> Stated goal: Repeat verbatim only the lines from the one with "Rebuild this chart" through the one with "0.0549, 0.0535, 0.0514];", both ends kept. Pictures stay out.

---- Input material

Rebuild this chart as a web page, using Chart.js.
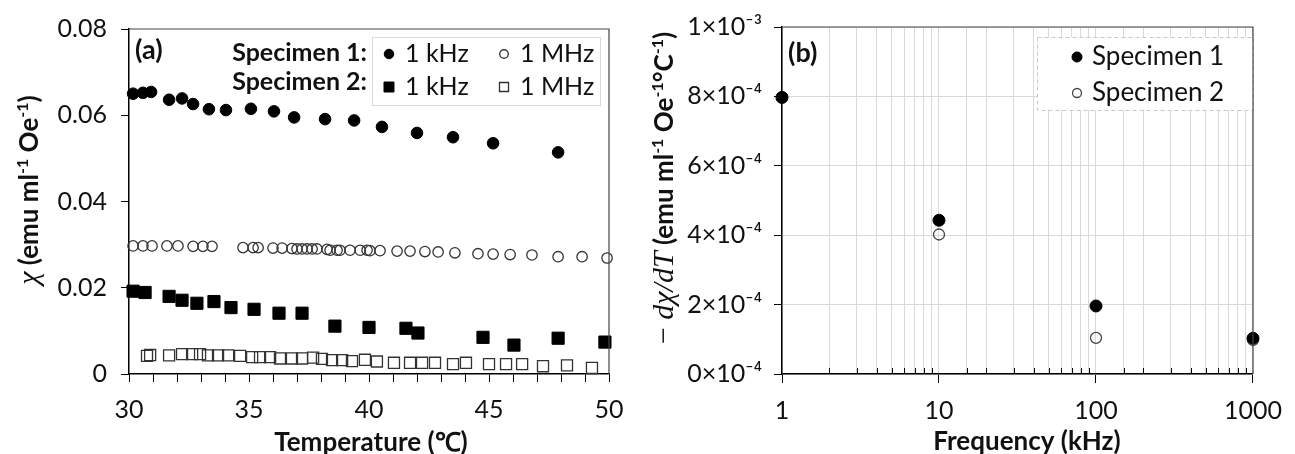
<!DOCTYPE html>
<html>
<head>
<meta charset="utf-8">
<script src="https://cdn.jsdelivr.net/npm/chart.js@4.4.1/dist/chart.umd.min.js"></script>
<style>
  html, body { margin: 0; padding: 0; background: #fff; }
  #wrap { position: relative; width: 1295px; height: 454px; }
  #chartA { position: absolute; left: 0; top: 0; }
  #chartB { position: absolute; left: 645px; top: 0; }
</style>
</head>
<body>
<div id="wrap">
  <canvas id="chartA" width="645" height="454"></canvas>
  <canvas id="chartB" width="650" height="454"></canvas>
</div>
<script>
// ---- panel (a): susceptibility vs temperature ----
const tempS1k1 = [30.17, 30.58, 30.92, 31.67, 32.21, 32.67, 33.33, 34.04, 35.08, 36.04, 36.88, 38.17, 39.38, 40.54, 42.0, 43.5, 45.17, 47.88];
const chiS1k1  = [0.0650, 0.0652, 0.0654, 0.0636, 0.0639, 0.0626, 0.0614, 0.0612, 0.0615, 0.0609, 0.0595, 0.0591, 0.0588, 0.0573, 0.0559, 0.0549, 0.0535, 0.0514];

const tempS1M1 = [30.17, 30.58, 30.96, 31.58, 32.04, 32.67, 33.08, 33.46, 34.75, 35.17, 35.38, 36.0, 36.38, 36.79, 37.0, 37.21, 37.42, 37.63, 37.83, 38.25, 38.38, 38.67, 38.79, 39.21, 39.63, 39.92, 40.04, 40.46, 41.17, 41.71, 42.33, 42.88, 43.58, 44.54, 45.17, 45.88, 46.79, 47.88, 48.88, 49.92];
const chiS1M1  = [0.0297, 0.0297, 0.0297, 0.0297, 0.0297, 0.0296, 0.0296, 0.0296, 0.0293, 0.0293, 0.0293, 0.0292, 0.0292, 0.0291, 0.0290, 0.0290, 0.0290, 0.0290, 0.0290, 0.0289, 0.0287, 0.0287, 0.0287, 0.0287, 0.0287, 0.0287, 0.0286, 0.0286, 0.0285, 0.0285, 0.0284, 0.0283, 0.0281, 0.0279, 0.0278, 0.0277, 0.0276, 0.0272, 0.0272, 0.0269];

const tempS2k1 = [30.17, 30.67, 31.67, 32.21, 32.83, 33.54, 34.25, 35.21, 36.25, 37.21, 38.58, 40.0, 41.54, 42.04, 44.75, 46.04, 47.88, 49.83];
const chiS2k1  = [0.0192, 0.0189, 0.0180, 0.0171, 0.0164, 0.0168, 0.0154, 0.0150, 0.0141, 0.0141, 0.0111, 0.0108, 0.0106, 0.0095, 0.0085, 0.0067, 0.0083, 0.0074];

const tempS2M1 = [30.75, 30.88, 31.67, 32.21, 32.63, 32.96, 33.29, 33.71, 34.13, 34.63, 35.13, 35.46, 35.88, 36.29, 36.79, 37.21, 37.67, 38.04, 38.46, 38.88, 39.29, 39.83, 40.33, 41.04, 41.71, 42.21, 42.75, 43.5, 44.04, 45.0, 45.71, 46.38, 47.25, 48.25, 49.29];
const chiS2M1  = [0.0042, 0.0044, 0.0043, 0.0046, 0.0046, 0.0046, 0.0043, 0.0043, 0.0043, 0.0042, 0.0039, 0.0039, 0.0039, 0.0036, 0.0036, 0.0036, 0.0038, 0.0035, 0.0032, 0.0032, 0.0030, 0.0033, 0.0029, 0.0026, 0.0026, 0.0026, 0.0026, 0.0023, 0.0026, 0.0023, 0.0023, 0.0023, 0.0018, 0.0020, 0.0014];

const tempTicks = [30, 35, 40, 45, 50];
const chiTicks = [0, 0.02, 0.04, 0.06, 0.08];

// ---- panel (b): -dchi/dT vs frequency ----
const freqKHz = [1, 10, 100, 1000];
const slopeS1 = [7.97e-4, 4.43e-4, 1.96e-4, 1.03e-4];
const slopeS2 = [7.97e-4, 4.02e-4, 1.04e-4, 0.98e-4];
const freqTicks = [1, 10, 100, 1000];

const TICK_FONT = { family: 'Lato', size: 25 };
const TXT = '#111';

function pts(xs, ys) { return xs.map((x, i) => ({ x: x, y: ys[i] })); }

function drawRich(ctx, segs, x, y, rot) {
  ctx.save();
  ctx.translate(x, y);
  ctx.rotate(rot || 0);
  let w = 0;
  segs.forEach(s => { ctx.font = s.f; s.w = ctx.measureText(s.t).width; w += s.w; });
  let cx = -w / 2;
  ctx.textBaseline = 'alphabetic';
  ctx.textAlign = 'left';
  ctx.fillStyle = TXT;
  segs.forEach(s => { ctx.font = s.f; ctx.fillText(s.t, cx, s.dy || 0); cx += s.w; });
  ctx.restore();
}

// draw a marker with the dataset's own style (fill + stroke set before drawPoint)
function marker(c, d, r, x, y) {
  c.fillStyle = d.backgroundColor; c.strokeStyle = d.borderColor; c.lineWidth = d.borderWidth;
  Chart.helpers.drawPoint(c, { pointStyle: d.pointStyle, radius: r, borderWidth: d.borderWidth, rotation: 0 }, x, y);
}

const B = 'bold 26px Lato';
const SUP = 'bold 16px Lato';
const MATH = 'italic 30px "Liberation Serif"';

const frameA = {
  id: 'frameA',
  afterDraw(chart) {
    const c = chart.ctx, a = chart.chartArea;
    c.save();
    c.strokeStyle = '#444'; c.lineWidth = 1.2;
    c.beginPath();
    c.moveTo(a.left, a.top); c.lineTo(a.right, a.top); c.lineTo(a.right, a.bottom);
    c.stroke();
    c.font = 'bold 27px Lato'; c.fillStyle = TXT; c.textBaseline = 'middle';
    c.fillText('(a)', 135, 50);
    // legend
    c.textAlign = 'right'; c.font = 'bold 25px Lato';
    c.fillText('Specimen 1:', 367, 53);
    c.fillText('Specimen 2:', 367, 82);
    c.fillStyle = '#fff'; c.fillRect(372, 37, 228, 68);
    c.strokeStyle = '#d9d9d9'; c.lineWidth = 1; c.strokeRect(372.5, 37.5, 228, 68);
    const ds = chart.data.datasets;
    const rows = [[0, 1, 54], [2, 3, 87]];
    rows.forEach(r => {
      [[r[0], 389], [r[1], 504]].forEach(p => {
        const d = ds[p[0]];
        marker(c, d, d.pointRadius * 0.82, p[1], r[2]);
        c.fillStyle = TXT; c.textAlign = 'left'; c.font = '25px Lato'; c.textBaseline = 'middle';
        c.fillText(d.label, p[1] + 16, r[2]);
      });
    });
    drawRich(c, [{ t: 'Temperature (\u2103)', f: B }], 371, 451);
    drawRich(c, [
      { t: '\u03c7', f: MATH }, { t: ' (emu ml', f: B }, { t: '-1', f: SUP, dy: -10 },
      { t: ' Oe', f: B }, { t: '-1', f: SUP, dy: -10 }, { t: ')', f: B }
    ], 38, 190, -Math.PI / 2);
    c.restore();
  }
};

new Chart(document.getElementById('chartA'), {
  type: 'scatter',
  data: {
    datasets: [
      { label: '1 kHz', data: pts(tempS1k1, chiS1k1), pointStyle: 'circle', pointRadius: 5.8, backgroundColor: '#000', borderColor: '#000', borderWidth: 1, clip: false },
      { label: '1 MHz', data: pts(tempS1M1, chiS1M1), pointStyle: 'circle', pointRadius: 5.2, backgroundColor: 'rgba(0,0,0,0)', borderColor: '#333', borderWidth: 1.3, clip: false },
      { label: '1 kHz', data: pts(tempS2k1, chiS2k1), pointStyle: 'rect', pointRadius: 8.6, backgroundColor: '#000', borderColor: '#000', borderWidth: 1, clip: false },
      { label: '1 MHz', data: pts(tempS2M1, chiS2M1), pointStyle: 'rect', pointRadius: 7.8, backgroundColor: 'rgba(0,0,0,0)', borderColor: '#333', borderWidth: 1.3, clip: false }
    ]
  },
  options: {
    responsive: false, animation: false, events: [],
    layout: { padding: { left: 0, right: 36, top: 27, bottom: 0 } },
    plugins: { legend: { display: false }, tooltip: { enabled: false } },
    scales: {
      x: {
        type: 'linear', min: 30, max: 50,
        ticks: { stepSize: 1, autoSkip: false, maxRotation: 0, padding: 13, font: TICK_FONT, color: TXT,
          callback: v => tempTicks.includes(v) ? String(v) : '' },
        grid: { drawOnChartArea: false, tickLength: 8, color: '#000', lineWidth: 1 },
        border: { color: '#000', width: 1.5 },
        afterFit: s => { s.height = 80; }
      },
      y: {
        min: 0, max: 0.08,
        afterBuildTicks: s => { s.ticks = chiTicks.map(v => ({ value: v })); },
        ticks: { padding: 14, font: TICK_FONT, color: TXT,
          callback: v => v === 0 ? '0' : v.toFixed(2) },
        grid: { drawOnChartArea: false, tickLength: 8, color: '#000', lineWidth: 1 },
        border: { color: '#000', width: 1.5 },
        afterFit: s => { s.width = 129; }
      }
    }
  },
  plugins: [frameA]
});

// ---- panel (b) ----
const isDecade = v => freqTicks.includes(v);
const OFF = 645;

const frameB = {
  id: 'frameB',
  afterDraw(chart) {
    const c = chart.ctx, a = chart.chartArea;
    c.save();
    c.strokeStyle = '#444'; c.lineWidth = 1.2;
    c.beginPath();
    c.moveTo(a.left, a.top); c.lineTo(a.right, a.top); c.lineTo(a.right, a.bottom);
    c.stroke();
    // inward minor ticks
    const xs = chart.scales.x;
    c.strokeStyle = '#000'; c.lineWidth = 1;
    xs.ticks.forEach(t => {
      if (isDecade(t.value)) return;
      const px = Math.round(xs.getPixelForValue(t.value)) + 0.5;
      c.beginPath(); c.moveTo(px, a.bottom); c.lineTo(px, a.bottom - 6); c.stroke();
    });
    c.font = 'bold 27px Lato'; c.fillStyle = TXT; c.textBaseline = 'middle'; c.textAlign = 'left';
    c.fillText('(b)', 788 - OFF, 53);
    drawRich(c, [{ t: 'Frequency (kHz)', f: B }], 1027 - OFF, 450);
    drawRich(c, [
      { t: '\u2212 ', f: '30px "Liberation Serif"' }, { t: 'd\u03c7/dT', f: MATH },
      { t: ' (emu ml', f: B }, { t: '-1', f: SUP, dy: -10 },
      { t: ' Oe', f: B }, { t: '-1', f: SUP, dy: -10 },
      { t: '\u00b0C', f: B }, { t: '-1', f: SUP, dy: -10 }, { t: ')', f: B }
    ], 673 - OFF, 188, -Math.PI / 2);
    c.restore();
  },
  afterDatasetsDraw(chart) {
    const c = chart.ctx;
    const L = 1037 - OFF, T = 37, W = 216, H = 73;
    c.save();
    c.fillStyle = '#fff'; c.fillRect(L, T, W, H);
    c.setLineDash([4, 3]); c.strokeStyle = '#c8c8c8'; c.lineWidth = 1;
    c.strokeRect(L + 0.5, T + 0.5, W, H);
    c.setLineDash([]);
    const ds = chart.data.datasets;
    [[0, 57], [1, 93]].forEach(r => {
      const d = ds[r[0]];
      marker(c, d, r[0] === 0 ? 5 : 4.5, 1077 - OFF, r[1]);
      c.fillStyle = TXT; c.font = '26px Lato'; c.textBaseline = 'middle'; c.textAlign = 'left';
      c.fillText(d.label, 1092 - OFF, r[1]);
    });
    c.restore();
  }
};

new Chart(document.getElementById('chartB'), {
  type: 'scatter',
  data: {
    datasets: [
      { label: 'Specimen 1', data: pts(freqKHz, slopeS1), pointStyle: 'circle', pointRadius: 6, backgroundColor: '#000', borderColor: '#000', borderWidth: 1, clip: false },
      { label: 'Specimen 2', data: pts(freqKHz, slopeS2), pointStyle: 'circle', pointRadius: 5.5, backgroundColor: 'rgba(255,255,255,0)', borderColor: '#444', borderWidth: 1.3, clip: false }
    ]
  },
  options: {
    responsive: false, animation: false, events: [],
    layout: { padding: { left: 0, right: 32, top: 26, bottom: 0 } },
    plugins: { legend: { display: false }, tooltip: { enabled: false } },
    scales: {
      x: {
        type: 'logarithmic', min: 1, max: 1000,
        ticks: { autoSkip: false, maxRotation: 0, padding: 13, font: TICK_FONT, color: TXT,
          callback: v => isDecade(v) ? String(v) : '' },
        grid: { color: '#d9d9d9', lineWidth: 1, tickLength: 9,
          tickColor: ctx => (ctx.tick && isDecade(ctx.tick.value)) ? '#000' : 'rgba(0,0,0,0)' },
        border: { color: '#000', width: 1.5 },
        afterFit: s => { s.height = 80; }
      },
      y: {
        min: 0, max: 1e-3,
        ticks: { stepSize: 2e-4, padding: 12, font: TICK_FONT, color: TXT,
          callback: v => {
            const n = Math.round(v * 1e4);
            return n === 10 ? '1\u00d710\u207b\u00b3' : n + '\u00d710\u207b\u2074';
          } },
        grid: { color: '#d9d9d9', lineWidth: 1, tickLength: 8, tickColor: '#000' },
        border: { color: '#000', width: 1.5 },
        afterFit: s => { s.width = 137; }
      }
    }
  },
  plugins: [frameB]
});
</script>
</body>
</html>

--------
---- Input material

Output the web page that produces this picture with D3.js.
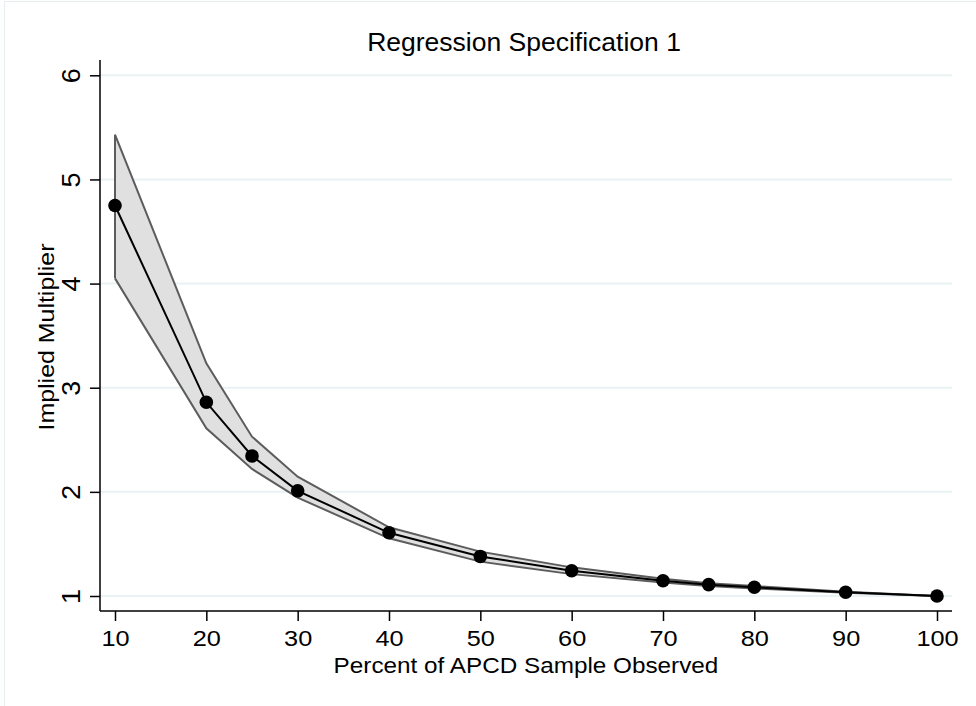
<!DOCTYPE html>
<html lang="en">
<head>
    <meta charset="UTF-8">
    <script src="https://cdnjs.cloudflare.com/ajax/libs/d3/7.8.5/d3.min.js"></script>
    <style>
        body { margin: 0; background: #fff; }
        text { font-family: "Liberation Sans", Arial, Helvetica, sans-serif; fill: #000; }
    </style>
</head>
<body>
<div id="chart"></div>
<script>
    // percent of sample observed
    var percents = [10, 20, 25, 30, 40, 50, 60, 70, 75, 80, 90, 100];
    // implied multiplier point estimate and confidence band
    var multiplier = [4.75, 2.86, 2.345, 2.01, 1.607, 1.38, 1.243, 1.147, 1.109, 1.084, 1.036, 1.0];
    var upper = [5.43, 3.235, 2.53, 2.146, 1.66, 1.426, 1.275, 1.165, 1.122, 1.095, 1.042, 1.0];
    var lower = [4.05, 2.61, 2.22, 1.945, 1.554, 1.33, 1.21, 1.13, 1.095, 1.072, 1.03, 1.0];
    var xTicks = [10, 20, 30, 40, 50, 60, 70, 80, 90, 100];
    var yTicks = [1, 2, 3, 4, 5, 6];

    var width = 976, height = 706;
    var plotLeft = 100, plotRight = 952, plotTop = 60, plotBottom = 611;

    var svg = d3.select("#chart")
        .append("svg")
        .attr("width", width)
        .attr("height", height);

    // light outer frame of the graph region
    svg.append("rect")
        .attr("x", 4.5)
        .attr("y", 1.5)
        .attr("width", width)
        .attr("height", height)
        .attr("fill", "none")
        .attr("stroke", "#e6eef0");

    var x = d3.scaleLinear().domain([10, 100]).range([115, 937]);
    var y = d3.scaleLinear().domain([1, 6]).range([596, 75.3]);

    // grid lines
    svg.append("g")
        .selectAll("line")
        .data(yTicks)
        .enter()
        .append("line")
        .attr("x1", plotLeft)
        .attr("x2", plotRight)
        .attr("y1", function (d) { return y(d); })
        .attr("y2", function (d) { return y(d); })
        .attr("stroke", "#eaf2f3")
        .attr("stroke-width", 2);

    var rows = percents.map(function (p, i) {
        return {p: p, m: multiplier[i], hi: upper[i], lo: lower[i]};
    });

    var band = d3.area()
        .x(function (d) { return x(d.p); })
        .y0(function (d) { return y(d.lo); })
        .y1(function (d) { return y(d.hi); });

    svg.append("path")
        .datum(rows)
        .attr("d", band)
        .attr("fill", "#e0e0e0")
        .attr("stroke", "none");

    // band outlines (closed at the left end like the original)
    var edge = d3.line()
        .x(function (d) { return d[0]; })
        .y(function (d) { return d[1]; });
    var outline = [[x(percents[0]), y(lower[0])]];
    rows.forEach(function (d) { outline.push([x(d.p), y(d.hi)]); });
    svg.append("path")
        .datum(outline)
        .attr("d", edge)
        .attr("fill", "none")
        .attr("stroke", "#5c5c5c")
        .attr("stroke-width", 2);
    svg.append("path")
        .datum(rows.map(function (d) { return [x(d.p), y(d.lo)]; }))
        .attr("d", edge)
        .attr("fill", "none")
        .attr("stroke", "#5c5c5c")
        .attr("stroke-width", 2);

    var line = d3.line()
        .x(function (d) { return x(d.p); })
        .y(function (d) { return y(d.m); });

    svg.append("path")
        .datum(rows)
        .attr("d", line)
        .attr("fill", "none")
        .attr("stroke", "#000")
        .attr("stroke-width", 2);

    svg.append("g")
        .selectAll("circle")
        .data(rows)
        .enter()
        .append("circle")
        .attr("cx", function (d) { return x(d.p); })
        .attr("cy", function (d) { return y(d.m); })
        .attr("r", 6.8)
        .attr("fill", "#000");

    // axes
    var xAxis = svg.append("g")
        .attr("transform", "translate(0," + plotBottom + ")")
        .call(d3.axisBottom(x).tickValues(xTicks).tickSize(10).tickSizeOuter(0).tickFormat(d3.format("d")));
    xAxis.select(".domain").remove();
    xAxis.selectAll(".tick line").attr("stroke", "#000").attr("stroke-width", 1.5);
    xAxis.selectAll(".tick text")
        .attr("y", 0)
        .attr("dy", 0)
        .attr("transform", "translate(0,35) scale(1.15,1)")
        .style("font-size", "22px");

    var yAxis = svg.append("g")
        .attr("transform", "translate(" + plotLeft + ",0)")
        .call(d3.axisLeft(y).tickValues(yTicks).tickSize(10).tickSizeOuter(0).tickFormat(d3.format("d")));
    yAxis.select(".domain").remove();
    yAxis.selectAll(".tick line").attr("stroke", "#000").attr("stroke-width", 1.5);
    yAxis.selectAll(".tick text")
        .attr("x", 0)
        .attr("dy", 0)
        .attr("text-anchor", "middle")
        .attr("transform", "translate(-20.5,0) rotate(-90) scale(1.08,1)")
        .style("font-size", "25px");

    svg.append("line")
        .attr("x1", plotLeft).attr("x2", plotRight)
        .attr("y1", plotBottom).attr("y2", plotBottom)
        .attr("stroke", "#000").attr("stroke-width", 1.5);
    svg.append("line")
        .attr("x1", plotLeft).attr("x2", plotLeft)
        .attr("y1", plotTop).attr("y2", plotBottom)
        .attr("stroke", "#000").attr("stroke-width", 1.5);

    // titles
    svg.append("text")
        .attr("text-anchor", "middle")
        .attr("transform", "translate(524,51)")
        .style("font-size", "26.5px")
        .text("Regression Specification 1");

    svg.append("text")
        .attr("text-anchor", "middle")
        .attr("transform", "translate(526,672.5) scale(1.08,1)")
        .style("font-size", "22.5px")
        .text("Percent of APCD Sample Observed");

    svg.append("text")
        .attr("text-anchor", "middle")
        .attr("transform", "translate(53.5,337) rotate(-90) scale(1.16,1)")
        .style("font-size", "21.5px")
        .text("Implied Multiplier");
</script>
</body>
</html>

--------

> Final result:
Rebuild this chart as a web page, using Chart.js.
<!DOCTYPE html>
<html>
<head>
<meta charset="utf-8">
<script src="https://cdn.jsdelivr.net/npm/chart.js@4.4.1/dist/chart.umd.min.js"></script>
<style>
  html, body { margin: 0; padding: 0; background: #fff; }
  #wrap { position: relative; width: 1295px; height: 454px; }
  #chartA { position: absolute; left: 0; top: 0; }
  #chartB { position: absolute; left: 645px; top: 0; }
</style>
</head>
<body>
<div id="wrap">
  <canvas id="chartA" width="645" height="454"></canvas>
  <canvas id="chartB" width="650" height="454"></canvas>
</div>
<script>
// ---- panel (a): susceptibility vs temperature ----
const tempS1k1 = [30.17, 30.58, 30.92, 31.67, 32.21, 32.67, 33.33, 34.04, 35.08, 36.04, 36.88, 38.17, 39.38, 40.54, 42.0, 43.5, 45.17, 47.88];
const chiS1k1  = [0.0650, 0.0652, 0.0654, 0.0636, 0.0639, 0.0626, 0.0614, 0.0612, 0.0615, 0.0609, 0.0595, 0.0591, 0.0588, 0.0573, 0.0559, 0.0549, 0.0535, 0.0514];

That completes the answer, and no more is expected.